__PROBLEM TO WORK ON__.
The lines from the top of the material through the line with "var plotLeft = 108, plotRight" are to be set down exactly. Leave the pictures out.

===============

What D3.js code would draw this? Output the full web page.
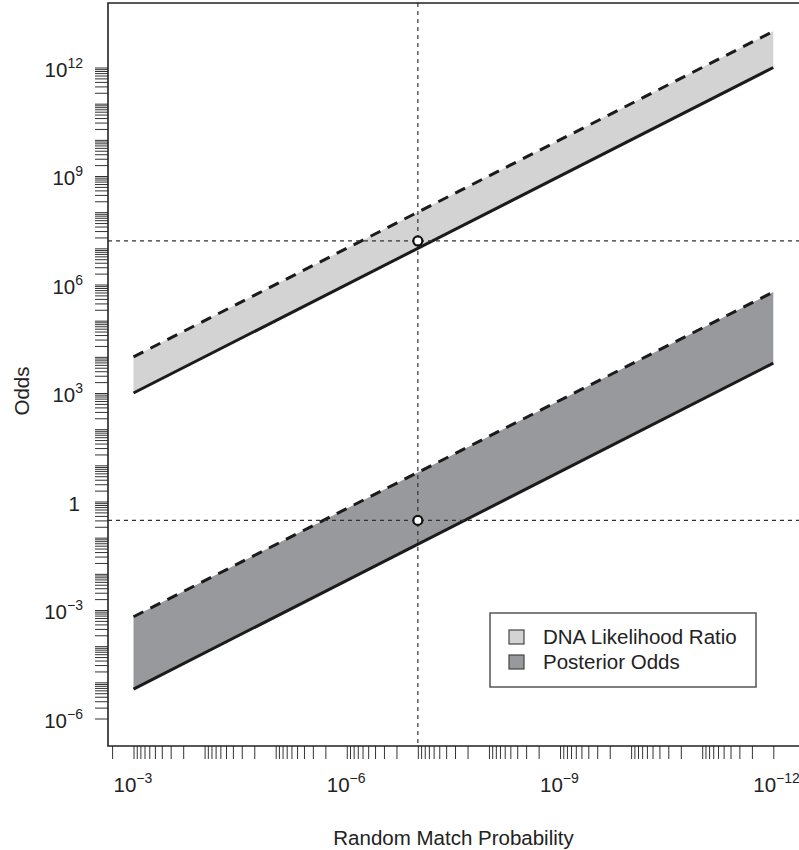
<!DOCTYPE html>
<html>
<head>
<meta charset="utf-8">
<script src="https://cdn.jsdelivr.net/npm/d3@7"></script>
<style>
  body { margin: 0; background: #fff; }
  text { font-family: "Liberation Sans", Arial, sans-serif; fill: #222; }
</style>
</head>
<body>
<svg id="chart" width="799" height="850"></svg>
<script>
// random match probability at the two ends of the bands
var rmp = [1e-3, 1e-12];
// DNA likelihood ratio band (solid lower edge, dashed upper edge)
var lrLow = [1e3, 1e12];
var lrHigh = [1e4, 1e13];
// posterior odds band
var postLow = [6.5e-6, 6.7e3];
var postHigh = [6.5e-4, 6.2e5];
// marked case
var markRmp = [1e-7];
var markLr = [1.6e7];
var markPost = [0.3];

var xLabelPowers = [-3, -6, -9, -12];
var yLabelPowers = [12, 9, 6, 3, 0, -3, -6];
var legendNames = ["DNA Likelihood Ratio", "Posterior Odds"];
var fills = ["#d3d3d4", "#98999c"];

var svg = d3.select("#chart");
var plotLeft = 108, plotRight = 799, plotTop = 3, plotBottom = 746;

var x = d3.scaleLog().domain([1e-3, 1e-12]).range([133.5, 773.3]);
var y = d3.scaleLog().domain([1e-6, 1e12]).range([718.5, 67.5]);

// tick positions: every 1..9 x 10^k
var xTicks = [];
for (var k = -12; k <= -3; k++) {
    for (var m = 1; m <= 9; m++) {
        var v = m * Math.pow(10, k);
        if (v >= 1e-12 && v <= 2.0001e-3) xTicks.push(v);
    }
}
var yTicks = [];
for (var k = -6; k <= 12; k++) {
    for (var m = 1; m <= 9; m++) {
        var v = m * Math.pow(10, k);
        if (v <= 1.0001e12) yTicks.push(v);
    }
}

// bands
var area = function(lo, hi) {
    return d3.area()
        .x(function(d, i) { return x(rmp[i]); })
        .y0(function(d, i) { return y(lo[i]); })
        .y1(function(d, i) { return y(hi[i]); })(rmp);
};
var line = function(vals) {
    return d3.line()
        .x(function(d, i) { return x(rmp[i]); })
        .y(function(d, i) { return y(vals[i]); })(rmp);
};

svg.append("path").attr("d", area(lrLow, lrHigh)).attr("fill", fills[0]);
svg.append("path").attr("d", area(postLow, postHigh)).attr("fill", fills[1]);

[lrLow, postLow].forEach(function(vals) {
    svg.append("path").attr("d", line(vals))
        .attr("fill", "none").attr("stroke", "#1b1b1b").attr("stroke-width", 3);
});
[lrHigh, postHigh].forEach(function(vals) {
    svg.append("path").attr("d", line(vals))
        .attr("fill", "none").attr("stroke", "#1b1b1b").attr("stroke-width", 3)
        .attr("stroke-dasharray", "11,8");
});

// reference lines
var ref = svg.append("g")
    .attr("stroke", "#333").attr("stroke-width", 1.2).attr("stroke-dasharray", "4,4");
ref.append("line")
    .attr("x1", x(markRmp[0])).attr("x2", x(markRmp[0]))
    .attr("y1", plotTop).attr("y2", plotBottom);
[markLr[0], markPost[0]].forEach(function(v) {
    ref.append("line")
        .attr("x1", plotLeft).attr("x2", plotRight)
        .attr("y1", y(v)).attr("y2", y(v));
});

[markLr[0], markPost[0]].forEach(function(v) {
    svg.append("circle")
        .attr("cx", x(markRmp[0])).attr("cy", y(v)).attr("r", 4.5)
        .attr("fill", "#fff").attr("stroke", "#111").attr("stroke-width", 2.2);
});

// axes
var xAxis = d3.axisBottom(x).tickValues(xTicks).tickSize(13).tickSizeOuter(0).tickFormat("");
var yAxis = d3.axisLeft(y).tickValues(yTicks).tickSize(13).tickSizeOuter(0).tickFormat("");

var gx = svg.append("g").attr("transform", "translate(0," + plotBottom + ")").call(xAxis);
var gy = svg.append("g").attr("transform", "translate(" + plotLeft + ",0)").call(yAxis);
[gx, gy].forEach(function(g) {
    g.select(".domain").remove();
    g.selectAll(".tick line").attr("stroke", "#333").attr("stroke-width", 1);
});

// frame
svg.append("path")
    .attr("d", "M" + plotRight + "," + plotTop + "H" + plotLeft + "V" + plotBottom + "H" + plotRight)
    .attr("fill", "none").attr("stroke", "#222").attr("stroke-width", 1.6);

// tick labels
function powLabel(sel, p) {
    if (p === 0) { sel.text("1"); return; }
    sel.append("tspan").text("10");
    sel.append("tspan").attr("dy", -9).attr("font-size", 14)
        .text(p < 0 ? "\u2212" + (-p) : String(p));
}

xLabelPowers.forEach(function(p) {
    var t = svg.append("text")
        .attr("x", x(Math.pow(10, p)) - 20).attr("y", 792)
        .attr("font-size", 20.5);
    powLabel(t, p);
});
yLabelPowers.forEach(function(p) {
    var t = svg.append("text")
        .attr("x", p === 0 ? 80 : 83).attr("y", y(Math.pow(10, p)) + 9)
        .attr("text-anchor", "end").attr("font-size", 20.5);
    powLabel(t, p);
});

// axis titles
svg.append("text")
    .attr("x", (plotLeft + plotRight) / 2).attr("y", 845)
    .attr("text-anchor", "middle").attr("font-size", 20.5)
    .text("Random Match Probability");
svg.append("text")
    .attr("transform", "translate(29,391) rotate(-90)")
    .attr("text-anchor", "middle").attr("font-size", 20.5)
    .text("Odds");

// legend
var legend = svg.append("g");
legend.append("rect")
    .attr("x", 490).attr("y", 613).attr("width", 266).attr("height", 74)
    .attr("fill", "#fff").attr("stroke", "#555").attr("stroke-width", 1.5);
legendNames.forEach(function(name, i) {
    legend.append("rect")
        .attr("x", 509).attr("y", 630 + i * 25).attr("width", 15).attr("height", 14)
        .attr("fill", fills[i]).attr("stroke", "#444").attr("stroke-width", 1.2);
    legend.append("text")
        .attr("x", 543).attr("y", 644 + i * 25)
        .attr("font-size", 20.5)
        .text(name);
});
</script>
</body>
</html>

===============

__THE COMPLETED TASK__.
What D3.js code would draw this? Output the full web page.
<!DOCTYPE html>
<html>
<head>
<meta charset="utf-8">
<script src="https://cdn.jsdelivr.net/npm/d3@7"></script>
<style>
  body { margin: 0; background: #fff; }
  text { font-family: "Liberation Sans", Arial, sans-serif; fill: #222; }
</style>
</head>
<body>
<svg id="chart" width="799" height="850"></svg>
<script>
// random match probability at the two ends of the bands
var rmp = [1e-3, 1e-12];
// DNA likelihood ratio band (solid lower edge, dashed upper edge)
var lrLow = [1e3, 1e12];
var lrHigh = [1e4, 1e13];
// posterior odds band
var postLow = [6.5e-6, 6.7e3];
var postHigh = [6.5e-4, 6.2e5];
// marked case
var markRmp = [1e-7];
var markLr = [1.6e7];
var markPost = [0.3];

var xLabelPowers = [-3, -6, -9, -12];
var yLabelPowers = [12, 9, 6, 3, 0, -3, -6];
var legendNames = ["DNA Likelihood Ratio", "Posterior Odds"];
var fills = ["#d3d3d4", "#98999c"];

var svg = d3.select("#chart");
var plotLeft = 108, plotRight = 799, plotTop = 3, plotBottom = 746;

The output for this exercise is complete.